News & Events
History And Controversy Of Aids Education In America Subject Of Upcoming Lecture At Clarkson
[A photo for newspaper use is available at http://www.clarkson.edu/news/photos/lord.jpg]
Alexandra M. Lord, acting historian for the United States Public Health Service, will deliver a lecture at Clarkson University on the history of early AIDS education in the United States on Tuesday, March 8, at 5 p.m. in Bertrand H. Snell Hall Room 330 on the Clarkson campus.
The lecture is titled “Telling It Like It Is: The History and Politics of AIDS Education in the 1980s." It is free and open to the public.
While social, political and cultural factors have always shaped public health campaigns, the United States Public Health Service's fight to provide AIDS education has been subject to more scrutiny and controversy than any other public health campaign in the nation's history. In constructing their campaigns, AIDS educators have had to address not only scientific but also moral and religious considerations.
Lord will provide an in-depth analysis of the early years of AIDS education, highlighting and discussing the ways in which Surgeon General C. Everett Koop and the members of the United States Public Health Service struggled to find a medium ground which would enable them to prevent the spread of AIDS while appeasing social conservatives.

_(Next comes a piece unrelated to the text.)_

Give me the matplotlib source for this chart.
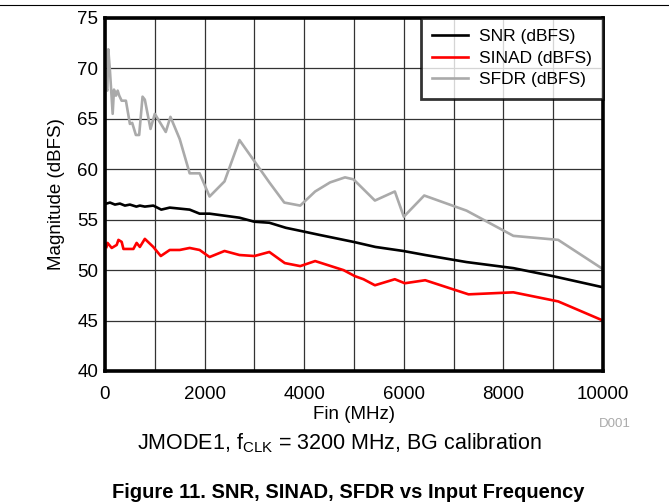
import matplotlib
matplotlib.use("Agg")
import matplotlib.pyplot as plt
from matplotlib.lines import Line2D
from matplotlib.ticker import MultipleLocator

plt.rcParams['font.family'] = ['Liberation Sans', 'DejaVu Sans']

snr_f = [30, 100, 200, 300, 400, 500, 630, 700, 800, 970, 1130, 1300, 1500, 1700, 1900, 2100,
         2400, 2700, 3000, 3300, 3630, 3920, 4300, 4990, 5430, 5990, 6430, 7260, 8200, 9000, 10000]
snr_v = [56.6, 56.7, 56.5, 56.6, 56.4, 56.5, 56.3, 56.4, 56.3, 56.4, 56.0, 56.2, 56.1, 56.0, 55.6, 55.6,
         55.4, 55.2, 54.8, 54.7, 54.2, 53.9, 53.5, 52.8, 52.3, 51.9, 51.5, 50.8, 50.2, 49.4, 48.3]

sinad_f = [30, 50, 135, 235, 270, 335, 370, 570, 635, 700, 800, 970, 1120, 1300, 1500, 1700, 1900,
           2100, 2400, 2700, 3000, 3300, 3610, 3920, 4220, 4790, 5020, 5190, 5420, 5820, 6020,
           6430, 7300, 8200, 9100, 10000]
sinad_v = [52.3, 52.7, 52.2, 52.5, 53.0, 52.8, 52.1, 52.1, 52.7, 52.3, 53.1, 52.3, 51.4, 52.0, 52.0,
           52.2, 52.0, 51.3, 51.9, 51.5, 51.4, 51.8, 50.7, 50.4, 50.9, 50.0, 49.4, 49.1, 48.5, 49.1, 48.7,
           49.0, 47.6, 47.8, 46.9, 45.0]

sfdr_f = [30, 46, 66, 100, 154, 180, 220, 254, 286, 334, 420, 500, 546, 620, 686, 754, 800, 914,
          1000, 1220, 1314, 1500, 1700, 1900, 2100, 2400, 2700, 3000, 3300, 3600, 3920, 4220, 4520,
          4820, 4990, 5420, 5820, 6000, 6410, 7260, 8200, 9100, 10000]
sfdr_v = [68.0, 67.8, 71.9, 69.7, 65.5, 67.9, 67.3, 67.8, 67.3, 66.8, 66.8, 64.5, 64.6, 63.4, 63.4,
          67.2, 66.9, 64.0, 65.5, 63.7, 65.2, 63.0, 59.6, 59.6, 57.3, 58.8, 62.9, 60.8, 58.7, 56.7,
          56.4, 57.8, 58.7, 59.2, 59.0, 56.9, 57.8, 55.3, 57.4, 55.9, 53.4, 53.0, 50.1]

labels = ['SNR (dBFS)', 'SINAD (dBFS)', 'SFDR (dBFS)']
colors = ['black', '#ff0000', '#aaaaaa']

fig = plt.figure(figsize=(6.69, 5.03), dpi=100)
ax = fig.add_axes([105/669, 1-371/503, (603-105)/669, (371-18)/503])

ax.plot(snr_f, snr_v, color=colors[0], lw=1.9, label=labels[0], zorder=3)
ax.plot(sinad_f, sinad_v, color=colors[1], lw=1.9, label=labels[1], zorder=3)
ax.plot(sfdr_f, sfdr_v, color=colors[2], lw=1.9, label=labels[2], zorder=3)

ax.set_xlim(0, 10000)
ax.set_ylim(40, 75)
ax.xaxis.set_major_locator(MultipleLocator(2000))
ax.xaxis.set_minor_locator(MultipleLocator(1000))
ax.yaxis.set_major_locator(MultipleLocator(5))
ax.grid(True, which='both', color='#333333', lw=0.9)
ax.tick_params(which='both', direction='in', length=0, labelsize=13.5)
ax.tick_params(axis='x', pad=11)
ax.tick_params(axis='y', pad=5)
for s in ax.spines.values():
    s.set_linewidth(2.6)
    s.set_zorder(4)

ax.set_xlabel('Fin (MHz)', fontsize=13.5, labelpad=2)
ax.set_ylabel('Magnitude (dBFS)', fontsize=13.5, labelpad=9)

leg = ax.legend(loc='upper right', fontsize=12.5, frameon=True,
                fancybox=False, borderaxespad=0, handlelength=2.1, borderpad=0.65,
                labelspacing=0.36, handletextpad=0.6)
leg.get_frame().set_edgecolor('black')
leg.get_frame().set_linewidth(2)
leg.set_zorder(5)

fig.text(615/669, 1-424/503, 'D001', color='#aaaaaa', fontsize=9.5, ha='center', va='center')
fig.text(340/669, 1-443/503, r'JMODE1, f$_{\mathregular{CLK}}$ = 3200 MHz, BG calibration',
         fontsize=15.5, ha='center', va='center')
fig.text(348/669, 1-492/503, 'Figure 11. SNR, SINAD, SFDR vs Input Frequency',
         fontsize=14.5, fontweight='bold', ha='center', va='center')
fig.add_artist(Line2D([0, 1], [1-5/503, 1-5/503], color='black', lw=0.8, transform=fig.transFigure))

fig.savefig('out.png', dpi=100)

Alexandra Lord’s research interests focus on public health and policy, the history of sex education and sexually transmitted diseases, medical perceptions of puberty, and the history of women’s health. She has published articles on topics ranging from medical understandings of puberty to the history of caesarian section and 20th century attempts to control sexually transmitted diseases. Her most recent article “’Naturally Clean and Wholesome:’ Women, Sex Education, and the United States Public Health Service, 1918-1928” was published in the journal, Social History of Medicine.
She received a doctoral degree from the University of Wisconsin at Madison, and has served on the faculty of Montana State University and the State University of New York at New Paltz.